╔══

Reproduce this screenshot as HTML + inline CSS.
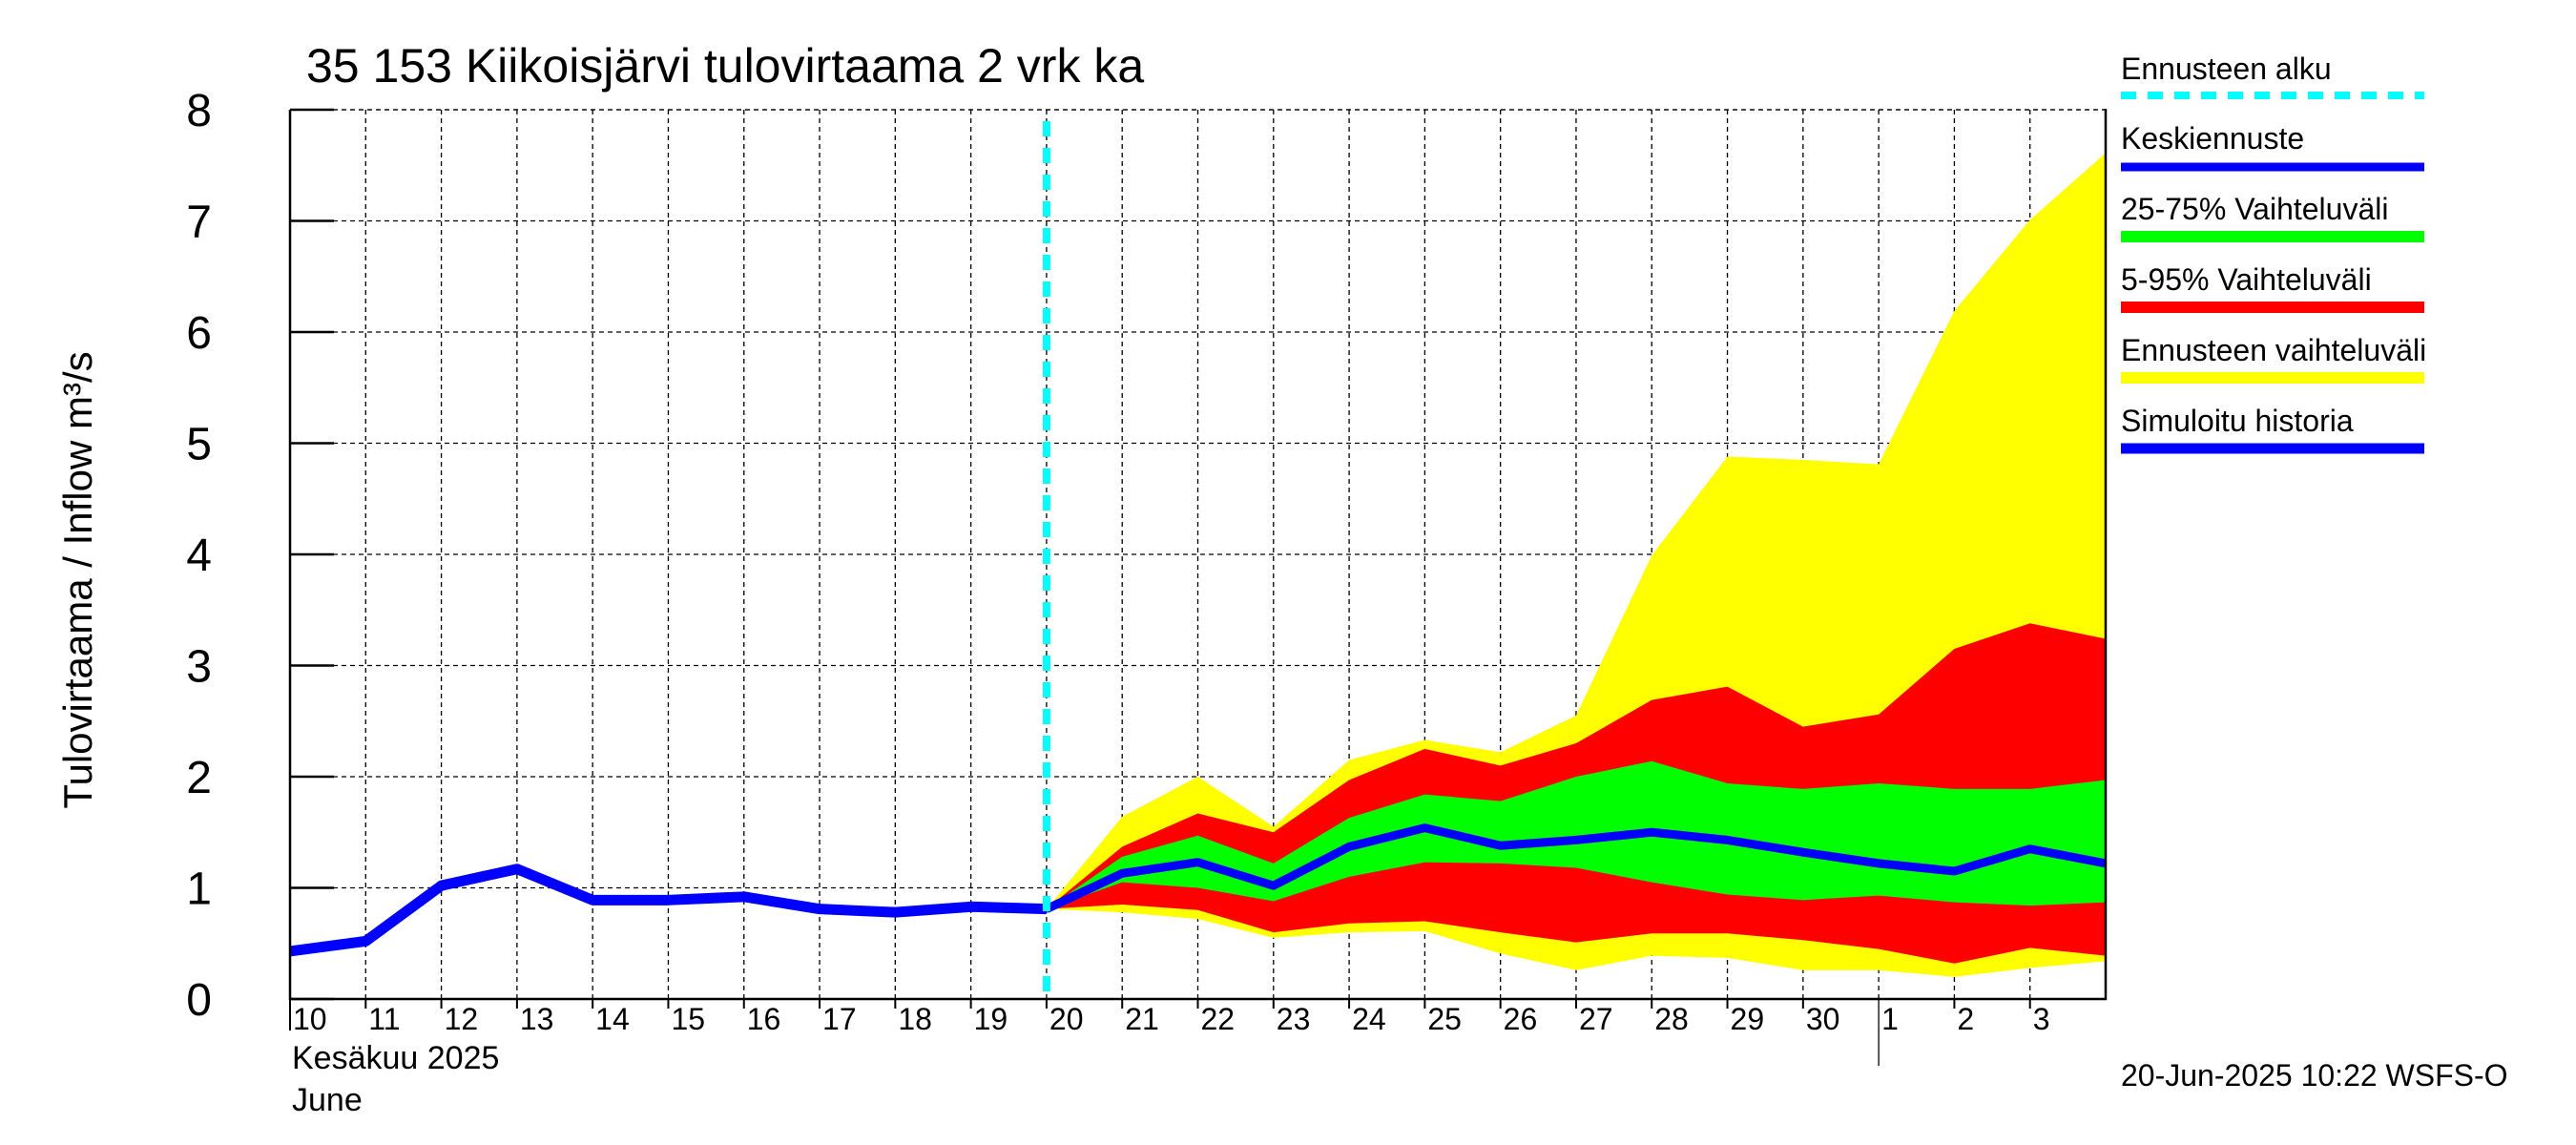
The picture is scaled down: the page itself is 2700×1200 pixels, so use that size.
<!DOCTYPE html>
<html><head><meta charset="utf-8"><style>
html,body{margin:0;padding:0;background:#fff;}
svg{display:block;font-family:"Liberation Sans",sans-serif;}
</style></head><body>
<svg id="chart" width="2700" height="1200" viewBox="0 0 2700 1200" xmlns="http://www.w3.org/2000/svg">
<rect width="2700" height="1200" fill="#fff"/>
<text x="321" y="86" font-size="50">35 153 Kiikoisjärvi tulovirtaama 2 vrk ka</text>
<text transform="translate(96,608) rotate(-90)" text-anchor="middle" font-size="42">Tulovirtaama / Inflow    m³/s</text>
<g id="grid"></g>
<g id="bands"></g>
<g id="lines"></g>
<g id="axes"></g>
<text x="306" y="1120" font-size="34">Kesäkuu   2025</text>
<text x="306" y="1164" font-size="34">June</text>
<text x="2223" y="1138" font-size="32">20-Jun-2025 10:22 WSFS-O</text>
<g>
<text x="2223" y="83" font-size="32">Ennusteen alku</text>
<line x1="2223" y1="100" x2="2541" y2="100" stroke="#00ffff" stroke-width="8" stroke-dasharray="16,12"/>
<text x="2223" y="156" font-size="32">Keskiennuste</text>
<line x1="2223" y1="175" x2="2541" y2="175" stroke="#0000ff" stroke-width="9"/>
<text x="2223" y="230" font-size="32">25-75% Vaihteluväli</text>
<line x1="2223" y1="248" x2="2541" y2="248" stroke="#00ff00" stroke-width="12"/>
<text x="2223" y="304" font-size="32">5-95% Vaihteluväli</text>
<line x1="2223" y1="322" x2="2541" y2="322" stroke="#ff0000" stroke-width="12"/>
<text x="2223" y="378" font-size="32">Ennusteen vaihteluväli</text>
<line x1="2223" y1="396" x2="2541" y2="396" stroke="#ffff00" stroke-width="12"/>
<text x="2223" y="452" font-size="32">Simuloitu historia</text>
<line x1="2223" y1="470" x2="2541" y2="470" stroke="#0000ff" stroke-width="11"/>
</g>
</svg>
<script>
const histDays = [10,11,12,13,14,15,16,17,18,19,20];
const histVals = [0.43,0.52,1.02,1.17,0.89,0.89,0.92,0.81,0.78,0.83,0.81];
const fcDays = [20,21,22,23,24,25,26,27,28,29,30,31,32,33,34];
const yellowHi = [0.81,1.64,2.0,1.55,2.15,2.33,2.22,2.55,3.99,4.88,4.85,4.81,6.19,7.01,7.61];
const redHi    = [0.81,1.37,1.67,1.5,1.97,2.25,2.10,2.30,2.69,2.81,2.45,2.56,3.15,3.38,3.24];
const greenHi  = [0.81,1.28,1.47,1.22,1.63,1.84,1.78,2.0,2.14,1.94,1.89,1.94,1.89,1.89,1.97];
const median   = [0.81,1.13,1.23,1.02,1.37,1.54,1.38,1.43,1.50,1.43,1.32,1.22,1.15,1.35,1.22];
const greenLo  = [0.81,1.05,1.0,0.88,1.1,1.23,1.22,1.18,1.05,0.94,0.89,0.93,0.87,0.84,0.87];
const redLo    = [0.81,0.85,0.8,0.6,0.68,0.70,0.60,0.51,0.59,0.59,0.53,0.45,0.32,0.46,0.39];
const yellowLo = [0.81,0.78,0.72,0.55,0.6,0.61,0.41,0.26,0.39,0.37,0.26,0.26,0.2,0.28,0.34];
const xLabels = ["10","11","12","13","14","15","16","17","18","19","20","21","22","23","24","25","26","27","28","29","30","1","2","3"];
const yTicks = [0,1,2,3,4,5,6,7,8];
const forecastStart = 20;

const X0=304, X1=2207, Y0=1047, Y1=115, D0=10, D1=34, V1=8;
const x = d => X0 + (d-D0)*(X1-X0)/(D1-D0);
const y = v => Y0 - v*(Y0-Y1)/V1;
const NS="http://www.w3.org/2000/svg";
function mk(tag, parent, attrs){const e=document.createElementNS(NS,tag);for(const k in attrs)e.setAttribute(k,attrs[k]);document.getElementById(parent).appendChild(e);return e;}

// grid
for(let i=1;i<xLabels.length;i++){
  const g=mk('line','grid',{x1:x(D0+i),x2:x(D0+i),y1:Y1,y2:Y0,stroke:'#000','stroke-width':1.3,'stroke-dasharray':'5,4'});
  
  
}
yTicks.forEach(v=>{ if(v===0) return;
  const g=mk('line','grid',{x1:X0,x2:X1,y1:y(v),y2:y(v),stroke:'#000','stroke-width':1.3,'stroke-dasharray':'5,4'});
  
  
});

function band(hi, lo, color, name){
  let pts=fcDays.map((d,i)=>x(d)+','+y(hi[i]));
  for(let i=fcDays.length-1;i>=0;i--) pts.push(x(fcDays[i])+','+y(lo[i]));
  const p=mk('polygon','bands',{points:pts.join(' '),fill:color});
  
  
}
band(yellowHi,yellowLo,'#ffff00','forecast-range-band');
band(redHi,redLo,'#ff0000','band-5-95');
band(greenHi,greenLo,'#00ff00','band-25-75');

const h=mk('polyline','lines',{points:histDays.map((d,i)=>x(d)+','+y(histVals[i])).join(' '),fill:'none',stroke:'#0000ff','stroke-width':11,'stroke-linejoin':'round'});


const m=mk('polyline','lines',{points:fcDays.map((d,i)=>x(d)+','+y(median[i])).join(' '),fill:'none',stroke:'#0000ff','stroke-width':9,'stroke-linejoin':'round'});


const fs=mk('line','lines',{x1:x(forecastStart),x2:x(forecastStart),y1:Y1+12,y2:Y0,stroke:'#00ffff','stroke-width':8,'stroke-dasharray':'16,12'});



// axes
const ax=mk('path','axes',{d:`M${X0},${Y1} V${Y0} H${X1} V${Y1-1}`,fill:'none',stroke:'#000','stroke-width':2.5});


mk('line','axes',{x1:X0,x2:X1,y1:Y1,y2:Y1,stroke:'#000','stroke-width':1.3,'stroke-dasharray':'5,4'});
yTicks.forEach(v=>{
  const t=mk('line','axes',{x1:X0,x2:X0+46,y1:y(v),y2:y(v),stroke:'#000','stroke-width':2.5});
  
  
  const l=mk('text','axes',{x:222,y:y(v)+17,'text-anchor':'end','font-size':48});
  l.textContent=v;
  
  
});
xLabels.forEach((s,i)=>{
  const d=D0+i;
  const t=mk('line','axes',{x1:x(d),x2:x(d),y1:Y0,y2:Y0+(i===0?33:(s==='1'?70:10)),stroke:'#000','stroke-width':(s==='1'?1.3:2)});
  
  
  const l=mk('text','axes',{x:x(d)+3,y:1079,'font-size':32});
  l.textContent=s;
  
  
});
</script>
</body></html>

╚══
╔══

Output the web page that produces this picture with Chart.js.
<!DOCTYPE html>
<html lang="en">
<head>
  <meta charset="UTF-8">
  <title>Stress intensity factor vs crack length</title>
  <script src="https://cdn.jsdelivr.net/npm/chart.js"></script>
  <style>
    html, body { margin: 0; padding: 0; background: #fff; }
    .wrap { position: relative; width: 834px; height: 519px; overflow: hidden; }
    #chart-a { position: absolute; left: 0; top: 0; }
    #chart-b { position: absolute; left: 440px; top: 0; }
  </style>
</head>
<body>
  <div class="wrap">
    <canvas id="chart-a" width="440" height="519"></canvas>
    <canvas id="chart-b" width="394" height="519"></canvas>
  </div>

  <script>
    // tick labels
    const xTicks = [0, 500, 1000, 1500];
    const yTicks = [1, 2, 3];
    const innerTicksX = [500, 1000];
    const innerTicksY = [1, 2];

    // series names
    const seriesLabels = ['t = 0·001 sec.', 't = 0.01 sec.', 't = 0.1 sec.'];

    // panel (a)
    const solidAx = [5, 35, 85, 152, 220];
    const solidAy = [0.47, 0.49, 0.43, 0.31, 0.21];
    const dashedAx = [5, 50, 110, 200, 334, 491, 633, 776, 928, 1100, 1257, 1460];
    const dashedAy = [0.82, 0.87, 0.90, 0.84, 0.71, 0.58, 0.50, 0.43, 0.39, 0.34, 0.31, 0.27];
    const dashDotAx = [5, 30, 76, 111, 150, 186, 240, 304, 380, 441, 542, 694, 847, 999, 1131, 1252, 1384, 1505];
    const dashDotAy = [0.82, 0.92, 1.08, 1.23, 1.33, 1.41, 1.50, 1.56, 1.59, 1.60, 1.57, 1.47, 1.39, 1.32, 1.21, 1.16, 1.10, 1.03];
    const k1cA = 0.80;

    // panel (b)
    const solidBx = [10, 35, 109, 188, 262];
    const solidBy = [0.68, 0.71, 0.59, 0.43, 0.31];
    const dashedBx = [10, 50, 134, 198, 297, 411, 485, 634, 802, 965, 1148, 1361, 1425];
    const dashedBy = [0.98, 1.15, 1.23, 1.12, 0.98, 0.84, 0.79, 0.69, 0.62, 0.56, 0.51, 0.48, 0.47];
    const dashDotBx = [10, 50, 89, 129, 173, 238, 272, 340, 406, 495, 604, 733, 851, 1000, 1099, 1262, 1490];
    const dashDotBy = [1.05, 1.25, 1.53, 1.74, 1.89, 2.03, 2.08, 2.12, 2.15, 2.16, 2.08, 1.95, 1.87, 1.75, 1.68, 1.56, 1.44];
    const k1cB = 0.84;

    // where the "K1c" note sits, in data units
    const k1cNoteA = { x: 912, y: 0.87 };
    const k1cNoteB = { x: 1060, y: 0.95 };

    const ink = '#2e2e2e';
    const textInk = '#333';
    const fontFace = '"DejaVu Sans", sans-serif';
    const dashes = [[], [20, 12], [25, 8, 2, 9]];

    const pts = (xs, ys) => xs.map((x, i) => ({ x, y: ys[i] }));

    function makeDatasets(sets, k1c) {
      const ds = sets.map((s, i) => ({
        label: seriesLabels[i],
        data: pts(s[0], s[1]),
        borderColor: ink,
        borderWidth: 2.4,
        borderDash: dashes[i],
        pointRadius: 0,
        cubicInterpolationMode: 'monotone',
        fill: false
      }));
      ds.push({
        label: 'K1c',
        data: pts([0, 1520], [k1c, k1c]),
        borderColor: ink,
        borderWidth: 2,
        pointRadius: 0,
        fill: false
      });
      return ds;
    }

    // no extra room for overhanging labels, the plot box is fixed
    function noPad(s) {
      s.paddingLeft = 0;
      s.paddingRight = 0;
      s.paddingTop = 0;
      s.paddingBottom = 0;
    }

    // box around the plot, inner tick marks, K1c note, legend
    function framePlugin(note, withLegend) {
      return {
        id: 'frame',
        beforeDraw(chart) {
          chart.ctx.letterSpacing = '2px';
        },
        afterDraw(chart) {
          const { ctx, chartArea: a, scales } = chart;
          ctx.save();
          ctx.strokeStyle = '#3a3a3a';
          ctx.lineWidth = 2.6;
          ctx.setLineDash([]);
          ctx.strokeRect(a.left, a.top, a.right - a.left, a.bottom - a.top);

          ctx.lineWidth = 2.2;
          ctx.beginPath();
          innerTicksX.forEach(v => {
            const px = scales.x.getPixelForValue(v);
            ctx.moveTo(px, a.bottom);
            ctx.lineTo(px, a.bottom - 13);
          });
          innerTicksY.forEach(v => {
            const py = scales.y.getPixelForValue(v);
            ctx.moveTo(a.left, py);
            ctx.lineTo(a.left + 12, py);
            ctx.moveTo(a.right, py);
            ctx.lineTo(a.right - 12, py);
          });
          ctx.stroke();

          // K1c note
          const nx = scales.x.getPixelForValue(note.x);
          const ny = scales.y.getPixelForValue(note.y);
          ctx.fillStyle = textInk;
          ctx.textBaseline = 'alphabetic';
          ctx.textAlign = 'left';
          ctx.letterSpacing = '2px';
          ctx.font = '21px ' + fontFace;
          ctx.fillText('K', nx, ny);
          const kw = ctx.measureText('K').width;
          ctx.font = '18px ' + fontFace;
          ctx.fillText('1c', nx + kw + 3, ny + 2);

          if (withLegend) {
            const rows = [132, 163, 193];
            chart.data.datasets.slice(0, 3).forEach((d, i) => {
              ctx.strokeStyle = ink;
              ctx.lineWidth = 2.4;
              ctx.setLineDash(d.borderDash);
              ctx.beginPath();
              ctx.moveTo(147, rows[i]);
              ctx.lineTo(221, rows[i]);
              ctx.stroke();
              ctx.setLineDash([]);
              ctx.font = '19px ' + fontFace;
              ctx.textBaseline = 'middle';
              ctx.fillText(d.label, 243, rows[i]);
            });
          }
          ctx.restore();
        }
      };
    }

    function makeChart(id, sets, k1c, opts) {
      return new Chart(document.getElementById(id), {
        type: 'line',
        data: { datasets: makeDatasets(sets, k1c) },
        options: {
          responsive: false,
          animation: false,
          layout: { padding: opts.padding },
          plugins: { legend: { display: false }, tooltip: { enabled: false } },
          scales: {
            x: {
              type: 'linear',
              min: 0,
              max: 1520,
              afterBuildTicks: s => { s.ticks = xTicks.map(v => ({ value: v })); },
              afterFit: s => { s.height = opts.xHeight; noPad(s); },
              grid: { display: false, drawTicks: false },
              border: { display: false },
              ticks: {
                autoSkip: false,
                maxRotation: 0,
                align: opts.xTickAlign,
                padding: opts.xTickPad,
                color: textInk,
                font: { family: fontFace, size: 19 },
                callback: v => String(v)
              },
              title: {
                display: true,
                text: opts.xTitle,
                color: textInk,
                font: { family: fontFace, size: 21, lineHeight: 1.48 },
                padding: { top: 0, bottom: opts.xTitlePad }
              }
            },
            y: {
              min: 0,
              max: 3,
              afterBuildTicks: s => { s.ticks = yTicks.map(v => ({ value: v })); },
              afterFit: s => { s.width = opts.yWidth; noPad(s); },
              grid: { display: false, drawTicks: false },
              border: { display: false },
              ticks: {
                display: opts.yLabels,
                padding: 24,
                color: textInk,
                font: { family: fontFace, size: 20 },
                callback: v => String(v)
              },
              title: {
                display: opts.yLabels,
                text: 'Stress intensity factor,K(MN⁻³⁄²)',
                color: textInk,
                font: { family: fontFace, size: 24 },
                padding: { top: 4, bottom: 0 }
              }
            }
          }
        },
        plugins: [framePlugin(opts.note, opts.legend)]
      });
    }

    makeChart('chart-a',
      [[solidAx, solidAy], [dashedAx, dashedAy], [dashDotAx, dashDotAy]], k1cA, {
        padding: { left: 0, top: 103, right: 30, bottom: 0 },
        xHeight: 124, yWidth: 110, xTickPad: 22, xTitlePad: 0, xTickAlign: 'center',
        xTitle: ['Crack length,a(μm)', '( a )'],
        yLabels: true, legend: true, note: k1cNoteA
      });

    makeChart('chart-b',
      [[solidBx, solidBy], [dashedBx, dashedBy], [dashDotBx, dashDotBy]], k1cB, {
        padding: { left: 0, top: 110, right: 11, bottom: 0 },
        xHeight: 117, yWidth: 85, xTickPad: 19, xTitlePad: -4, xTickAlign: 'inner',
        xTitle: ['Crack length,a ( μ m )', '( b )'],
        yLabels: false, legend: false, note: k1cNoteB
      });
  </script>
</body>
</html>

╚══

▸ **Your objective**
Go through the records and gather the lines that hold "this".

▸ **The response**
Reproduce this screenshot as HTML + inline CSS.
Output the web page that produces this picture with Chart.js.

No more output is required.